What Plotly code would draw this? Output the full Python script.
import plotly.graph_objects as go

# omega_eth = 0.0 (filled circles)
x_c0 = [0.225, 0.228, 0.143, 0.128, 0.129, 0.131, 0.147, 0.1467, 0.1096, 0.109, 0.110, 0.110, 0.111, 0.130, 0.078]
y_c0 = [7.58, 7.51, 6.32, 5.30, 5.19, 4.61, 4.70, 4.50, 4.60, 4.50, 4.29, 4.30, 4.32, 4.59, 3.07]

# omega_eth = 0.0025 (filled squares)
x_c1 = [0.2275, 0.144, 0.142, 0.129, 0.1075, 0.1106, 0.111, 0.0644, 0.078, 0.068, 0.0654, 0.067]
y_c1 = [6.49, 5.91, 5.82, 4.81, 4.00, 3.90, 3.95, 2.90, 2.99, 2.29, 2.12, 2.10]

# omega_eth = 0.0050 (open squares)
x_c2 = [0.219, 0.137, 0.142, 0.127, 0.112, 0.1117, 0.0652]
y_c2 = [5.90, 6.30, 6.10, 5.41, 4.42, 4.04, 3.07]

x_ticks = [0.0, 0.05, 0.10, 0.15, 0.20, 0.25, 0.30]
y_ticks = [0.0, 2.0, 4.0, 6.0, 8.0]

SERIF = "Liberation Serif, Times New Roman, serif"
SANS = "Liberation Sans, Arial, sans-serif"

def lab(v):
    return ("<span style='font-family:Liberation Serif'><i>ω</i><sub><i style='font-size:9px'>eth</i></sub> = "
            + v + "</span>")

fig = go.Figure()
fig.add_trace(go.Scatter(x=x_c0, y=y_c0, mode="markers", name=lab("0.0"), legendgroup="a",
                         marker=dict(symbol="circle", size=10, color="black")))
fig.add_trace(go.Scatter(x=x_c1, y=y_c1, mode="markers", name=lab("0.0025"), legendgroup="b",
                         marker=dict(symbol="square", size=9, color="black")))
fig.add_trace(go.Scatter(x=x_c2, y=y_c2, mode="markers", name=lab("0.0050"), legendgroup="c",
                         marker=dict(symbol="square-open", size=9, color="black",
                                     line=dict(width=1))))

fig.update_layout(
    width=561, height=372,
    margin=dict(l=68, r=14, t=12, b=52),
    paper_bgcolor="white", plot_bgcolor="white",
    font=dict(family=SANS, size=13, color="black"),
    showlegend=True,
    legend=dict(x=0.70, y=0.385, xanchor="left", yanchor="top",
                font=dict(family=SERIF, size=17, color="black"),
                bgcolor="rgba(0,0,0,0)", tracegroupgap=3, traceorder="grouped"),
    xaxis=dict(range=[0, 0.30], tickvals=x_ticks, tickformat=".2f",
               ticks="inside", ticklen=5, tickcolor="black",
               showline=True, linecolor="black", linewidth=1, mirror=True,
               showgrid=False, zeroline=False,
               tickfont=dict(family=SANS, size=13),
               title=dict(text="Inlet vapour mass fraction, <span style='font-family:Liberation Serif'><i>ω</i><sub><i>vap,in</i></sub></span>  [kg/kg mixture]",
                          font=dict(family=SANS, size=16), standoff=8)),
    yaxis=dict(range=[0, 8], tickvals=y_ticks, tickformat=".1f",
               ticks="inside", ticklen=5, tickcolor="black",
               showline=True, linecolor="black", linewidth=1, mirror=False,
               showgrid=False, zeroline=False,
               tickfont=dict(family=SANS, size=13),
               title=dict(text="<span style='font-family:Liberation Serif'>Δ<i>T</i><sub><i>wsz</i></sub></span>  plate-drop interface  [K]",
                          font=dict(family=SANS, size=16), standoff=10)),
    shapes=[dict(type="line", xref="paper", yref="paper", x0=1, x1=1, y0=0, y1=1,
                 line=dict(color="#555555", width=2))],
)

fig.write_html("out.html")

● **Your task**: Retype all of the data shown above, word for word.

● **Task response**:
What Plotly code would draw this? Output the full Python script.
import plotly.graph_objects as go

# omega_eth = 0.0 (filled circles)
x_c0 = [0.225, 0.228, 0.143, 0.128, 0.129, 0.131, 0.147, 0.1467, 0.1096, 0.109, 0.110, 0.110, 0.111, 0.130, 0.078]
y_c0 = [7.58, 7.51, 6.32, 5.30, 5.19, 4.61, 4.70, 4.50, 4.60, 4.50, 4.29, 4.30, 4.32, 4.59, 3.07]

# omega_eth = 0.0025 (filled squares)
x_c1 = [0.2275, 0.144, 0.142, 0.129, 0.1075, 0.1106, 0.111, 0.0644, 0.078, 0.068, 0.0654, 0.067]
y_c1 = [6.49, 5.91, 5.82, 4.81, 4.00, 3.90, 3.95, 2.90, 2.99, 2.29, 2.12, 2.10]

# omega_eth = 0.0050 (open squares)
x_c2 = [0.219, 0.137, 0.142, 0.127, 0.112, 0.1117, 0.0652]
y_c2 = [5.90, 6.30, 6.10, 5.41, 4.42, 4.04, 3.07]

x_ticks = [0.0, 0.05, 0.10, 0.15, 0.20, 0.25, 0.30]
y_ticks = [0.0, 2.0, 4.0, 6.0, 8.0]

SERIF = "Liberation Serif, Times New Roman, serif"
SANS = "Liberation Sans, Arial, sans-serif"

def lab(v):
    return ("<span style='font-family:Liberation Serif'><i>ω</i><sub><i style='font-size:9px'>eth</i></sub> = "
            + v + "</span>")

fig = go.Figure()
fig.add_trace(go.Scatter(x=x_c0, y=y_c0, mode="markers", name=lab("0.0"), legendgroup="a",
                         marker=dict(symbol="circle", size=10, color="black")))
fig.add_trace(go.Scatter(x=x_c1, y=y_c1, mode="markers", name=lab("0.0025"), legendgroup="b",
                         marker=dict(symbol="square", size=9, color="black")))
fig.add_trace(go.Scatter(x=x_c2, y=y_c2, mode="markers", name=lab("0.0050"), legendgroup="c",
                         marker=dict(symbol="square-open", size=9, color="black",
                                     line=dict(width=1))))

fig.update_layout(
    width=561, height=372,
    margin=dict(l=68, r=14, t=12, b=52),
    paper_bgcolor="white", plot_bgcolor="white",
    font=dict(family=SANS, size=13, color="black"),
    showlegend=True,
    legend=dict(x=0.70, y=0.385, xanchor="left", yanchor="top",
                font=dict(family=SERIF, size=17, color="black"),
                bgcolor="rgba(0,0,0,0)", tracegroupgap=3, traceorder="grouped"),
    xaxis=dict(range=[0, 0.30], tickvals=x_ticks, tickformat=".2f",
               ticks="inside", ticklen=5, tickcolor="black",
               showline=True, linecolor="black", linewidth=1, mirror=True,
               showgrid=False, zeroline=False,
               tickfont=dict(family=SANS, size=13),
               title=dict(text="Inlet vapour mass fraction, <span style='font-family:Liberation Serif'><i>ω</i><sub><i>vap,in</i></sub></span>  [kg/kg mixture]",
                          font=dict(family=SANS, size=16), standoff=8)),
    yaxis=dict(range=[0, 8], tickvals=y_ticks, tickformat=".1f",
               ticks="inside", ticklen=5, tickcolor="black",
               showline=True, linecolor="black", linewidth=1, mirror=False,
               showgrid=False, zeroline=False,
               tickfont=dict(family=SANS, size=13),
               title=dict(text="<span style='font-family:Liberation Serif'>Δ<i>T</i><sub><i>wsz</i></sub></span>  plate-drop interface  [K]",
                          font=dict(family=SANS, size=16), standoff=10)),
    shapes=[dict(type="line", xref="paper", yref="paper", x0=1, x1=1, y0=0, y1=1,
                 line=dict(color="#555555", width=2))],
)

fig.write_html("out.html")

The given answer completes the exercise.